Bob Manekin no longer has to explain the difference between his last name and the company name on his business card.

After a 16-year absence, Manekin rejoined Manekin LLC, the Columbia-based, full-service commercial real estate and residential land development firm his father, Bernard, and uncle, Harold, founded in 1946.

Manekin returned to the family business in June as the firm’s new senior vice president and director of brokerage and investment services.

“There is no place like home, and I was ready to come home,” said Manekin, of Owings Mills.

Manekin worked for the family company from 1977 to 1992 in several divisions, including property management, development and construction. He then spent the next 16 years as a broker throughout the Baltimore-Washington and Northern Virginia area for companies such as Julien J. Studley Inc., Casey & Associates and the Staubach Co.

Manekin originally left the family business because he wanted to test his leadership skills in “a different corporate setting.”

Owen Rouse Jr., Manekin’s former head of brokerage services and investments, shifted his role to assume the new position of senior vice president, director of capital markets. That left an opening for Manekin.

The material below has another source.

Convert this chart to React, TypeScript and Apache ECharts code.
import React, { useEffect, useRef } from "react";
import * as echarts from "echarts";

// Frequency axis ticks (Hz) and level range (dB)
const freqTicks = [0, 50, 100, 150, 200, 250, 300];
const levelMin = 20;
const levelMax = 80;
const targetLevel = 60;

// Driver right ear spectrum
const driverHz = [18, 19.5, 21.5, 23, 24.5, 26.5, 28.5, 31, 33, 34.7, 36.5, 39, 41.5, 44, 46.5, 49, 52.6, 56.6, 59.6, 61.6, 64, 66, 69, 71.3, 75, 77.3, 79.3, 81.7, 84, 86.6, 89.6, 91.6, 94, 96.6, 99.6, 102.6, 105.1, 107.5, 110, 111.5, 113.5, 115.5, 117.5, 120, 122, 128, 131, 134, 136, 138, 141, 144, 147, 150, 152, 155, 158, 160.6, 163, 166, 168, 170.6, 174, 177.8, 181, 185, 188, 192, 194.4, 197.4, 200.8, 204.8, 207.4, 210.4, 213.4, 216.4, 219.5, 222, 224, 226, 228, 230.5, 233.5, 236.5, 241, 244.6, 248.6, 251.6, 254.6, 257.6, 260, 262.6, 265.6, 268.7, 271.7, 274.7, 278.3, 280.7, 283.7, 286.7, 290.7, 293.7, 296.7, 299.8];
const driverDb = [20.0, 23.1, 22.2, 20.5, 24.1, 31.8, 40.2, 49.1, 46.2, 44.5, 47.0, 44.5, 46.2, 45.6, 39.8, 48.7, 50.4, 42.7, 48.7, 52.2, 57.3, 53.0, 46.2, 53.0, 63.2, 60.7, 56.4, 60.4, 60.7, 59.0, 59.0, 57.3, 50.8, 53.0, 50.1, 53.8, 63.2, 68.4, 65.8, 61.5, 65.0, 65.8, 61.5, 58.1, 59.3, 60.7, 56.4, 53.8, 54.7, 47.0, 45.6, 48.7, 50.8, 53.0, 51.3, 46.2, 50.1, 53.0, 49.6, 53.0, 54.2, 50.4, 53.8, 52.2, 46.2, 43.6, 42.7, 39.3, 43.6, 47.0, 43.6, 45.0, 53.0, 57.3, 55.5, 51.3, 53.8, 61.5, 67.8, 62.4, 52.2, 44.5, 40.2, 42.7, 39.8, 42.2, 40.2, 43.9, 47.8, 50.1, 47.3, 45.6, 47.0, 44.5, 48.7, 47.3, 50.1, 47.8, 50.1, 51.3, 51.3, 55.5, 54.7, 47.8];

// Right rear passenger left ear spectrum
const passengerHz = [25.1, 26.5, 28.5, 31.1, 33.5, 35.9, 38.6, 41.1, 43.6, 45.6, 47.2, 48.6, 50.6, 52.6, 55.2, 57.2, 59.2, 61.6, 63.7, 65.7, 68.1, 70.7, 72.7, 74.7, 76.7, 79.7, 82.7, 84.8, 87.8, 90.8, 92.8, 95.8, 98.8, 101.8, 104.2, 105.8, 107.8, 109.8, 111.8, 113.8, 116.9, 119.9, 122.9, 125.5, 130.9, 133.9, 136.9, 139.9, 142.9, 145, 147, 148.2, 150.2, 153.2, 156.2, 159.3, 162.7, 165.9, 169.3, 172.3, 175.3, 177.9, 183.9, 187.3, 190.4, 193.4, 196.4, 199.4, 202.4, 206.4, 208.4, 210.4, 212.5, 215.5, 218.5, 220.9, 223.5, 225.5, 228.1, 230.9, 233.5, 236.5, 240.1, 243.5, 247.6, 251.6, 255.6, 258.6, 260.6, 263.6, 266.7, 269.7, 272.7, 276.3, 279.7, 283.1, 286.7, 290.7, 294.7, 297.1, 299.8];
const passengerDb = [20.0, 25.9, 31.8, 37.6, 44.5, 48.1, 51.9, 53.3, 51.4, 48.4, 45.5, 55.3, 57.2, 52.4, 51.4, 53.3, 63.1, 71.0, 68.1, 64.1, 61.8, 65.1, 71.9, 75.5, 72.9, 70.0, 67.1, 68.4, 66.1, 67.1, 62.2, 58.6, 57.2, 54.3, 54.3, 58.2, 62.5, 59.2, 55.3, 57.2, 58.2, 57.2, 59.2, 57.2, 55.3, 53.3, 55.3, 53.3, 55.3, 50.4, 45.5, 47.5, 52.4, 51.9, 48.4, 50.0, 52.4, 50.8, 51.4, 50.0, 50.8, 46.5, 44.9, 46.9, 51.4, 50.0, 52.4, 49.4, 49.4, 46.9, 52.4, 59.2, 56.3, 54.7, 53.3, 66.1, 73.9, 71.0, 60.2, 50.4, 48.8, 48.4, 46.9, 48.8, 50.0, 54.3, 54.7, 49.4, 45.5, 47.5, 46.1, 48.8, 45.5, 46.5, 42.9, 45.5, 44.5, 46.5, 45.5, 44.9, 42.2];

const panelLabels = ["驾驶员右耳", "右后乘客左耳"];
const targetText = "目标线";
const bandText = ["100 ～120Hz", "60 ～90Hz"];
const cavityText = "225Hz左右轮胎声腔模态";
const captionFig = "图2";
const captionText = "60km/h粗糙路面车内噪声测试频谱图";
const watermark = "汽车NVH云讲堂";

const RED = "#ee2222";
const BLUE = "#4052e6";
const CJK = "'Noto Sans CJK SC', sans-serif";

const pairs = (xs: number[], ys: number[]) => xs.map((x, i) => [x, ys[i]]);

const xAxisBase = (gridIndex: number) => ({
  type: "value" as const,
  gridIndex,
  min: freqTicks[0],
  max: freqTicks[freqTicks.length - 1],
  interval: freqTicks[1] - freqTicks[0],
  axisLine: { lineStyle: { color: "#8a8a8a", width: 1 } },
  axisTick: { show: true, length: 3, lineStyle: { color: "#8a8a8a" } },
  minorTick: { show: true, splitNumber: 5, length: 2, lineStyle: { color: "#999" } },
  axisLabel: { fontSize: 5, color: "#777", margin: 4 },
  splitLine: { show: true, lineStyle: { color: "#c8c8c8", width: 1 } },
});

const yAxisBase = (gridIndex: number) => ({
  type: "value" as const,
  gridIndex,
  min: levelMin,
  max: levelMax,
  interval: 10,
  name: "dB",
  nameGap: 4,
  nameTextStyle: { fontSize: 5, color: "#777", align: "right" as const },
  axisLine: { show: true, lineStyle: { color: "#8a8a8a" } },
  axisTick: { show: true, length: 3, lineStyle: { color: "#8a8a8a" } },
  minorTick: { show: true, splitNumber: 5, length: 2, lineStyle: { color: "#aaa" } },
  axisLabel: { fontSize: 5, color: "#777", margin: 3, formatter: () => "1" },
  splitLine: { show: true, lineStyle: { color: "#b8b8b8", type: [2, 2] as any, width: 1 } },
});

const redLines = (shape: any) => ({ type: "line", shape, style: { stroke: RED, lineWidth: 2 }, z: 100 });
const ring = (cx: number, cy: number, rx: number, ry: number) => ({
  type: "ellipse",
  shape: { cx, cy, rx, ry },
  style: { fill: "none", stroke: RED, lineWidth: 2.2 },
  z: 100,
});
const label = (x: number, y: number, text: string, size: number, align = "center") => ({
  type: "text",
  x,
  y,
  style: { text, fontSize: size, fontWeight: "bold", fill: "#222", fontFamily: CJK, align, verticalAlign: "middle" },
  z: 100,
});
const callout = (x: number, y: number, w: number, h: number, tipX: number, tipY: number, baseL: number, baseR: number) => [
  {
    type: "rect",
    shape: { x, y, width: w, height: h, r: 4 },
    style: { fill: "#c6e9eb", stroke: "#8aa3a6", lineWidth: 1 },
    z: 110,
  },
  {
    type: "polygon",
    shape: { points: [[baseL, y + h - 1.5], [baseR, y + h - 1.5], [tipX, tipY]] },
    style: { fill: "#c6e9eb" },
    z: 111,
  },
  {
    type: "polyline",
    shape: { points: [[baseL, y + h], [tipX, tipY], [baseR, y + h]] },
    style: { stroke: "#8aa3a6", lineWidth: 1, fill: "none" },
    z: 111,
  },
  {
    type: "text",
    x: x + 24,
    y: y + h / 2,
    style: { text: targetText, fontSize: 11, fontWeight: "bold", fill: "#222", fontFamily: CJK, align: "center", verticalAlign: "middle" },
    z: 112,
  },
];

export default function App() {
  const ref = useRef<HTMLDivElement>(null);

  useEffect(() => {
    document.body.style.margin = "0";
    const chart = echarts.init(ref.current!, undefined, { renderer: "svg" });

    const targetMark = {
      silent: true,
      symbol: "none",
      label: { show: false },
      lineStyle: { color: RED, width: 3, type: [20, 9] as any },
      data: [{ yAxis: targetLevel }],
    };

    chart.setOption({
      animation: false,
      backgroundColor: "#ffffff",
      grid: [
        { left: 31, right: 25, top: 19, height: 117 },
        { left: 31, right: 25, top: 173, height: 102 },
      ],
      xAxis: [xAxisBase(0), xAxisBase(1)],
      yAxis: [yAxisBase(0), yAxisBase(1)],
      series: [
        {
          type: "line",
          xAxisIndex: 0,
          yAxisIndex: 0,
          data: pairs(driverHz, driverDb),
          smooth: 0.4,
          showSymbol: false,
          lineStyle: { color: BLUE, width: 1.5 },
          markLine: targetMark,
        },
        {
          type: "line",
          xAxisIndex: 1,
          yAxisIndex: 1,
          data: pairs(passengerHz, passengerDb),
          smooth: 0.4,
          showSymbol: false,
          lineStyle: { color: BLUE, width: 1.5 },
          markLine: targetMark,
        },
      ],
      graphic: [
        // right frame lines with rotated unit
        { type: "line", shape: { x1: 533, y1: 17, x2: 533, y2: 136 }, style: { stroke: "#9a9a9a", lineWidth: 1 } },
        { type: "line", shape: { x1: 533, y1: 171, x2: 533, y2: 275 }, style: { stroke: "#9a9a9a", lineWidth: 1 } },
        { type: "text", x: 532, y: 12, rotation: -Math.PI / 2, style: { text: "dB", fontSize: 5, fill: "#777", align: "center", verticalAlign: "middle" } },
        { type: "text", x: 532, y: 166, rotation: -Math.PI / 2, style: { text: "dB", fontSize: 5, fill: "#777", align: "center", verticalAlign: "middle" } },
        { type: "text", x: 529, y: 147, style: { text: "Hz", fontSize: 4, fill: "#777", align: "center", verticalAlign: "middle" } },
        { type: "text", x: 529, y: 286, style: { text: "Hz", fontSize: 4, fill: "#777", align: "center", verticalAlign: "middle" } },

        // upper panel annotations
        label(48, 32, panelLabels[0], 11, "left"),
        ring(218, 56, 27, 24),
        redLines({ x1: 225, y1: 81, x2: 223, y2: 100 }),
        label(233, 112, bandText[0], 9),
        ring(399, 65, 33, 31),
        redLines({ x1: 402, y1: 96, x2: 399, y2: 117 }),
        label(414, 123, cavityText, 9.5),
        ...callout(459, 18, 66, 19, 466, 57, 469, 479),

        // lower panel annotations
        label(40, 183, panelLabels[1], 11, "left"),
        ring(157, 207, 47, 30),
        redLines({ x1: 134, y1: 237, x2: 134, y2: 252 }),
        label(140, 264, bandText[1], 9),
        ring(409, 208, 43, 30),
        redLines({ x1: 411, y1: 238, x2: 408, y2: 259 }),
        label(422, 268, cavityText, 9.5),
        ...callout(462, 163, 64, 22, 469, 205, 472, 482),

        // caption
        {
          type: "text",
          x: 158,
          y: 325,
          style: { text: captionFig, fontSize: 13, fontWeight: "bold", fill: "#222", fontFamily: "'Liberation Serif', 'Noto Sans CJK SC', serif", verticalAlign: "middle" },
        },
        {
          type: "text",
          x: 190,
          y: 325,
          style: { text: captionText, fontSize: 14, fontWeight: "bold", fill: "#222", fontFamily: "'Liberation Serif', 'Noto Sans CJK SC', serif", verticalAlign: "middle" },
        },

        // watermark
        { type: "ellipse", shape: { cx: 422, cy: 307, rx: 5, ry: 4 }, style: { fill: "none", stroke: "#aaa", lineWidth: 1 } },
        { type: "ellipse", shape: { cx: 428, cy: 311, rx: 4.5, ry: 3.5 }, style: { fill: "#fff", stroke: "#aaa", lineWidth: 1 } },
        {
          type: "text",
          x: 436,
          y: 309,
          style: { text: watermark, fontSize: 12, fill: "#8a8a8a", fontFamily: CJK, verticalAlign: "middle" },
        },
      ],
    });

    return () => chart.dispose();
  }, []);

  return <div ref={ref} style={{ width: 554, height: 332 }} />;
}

“Due to the disruption of the capital markets, our company needed a seasoned professional who could gain access to these financial sources for us to continue growing the company,” said Lou LaPenna, Manekin’s chief operating officer.

“Bob brings a unique understanding and appreciation of ‘The Manekin Way,’ our people and our products to the organization,” LaPenna said.

In his new role, Manekin oversees new business development activities, creates sales and leasing strategies, recruits employees and identifies and pursues emerging opportunities for the firm.

“The timing was right to make this move, and it’s an opportunity to go home, be a teacher and employ many of the organizational, motivational and cultural lessons that I learned from the icons of the real estate industry,  such as Julian Studley and Roger Staubach,” Manekin said.

“I’ve maintained an emotional attachment to Manekin over all these years.”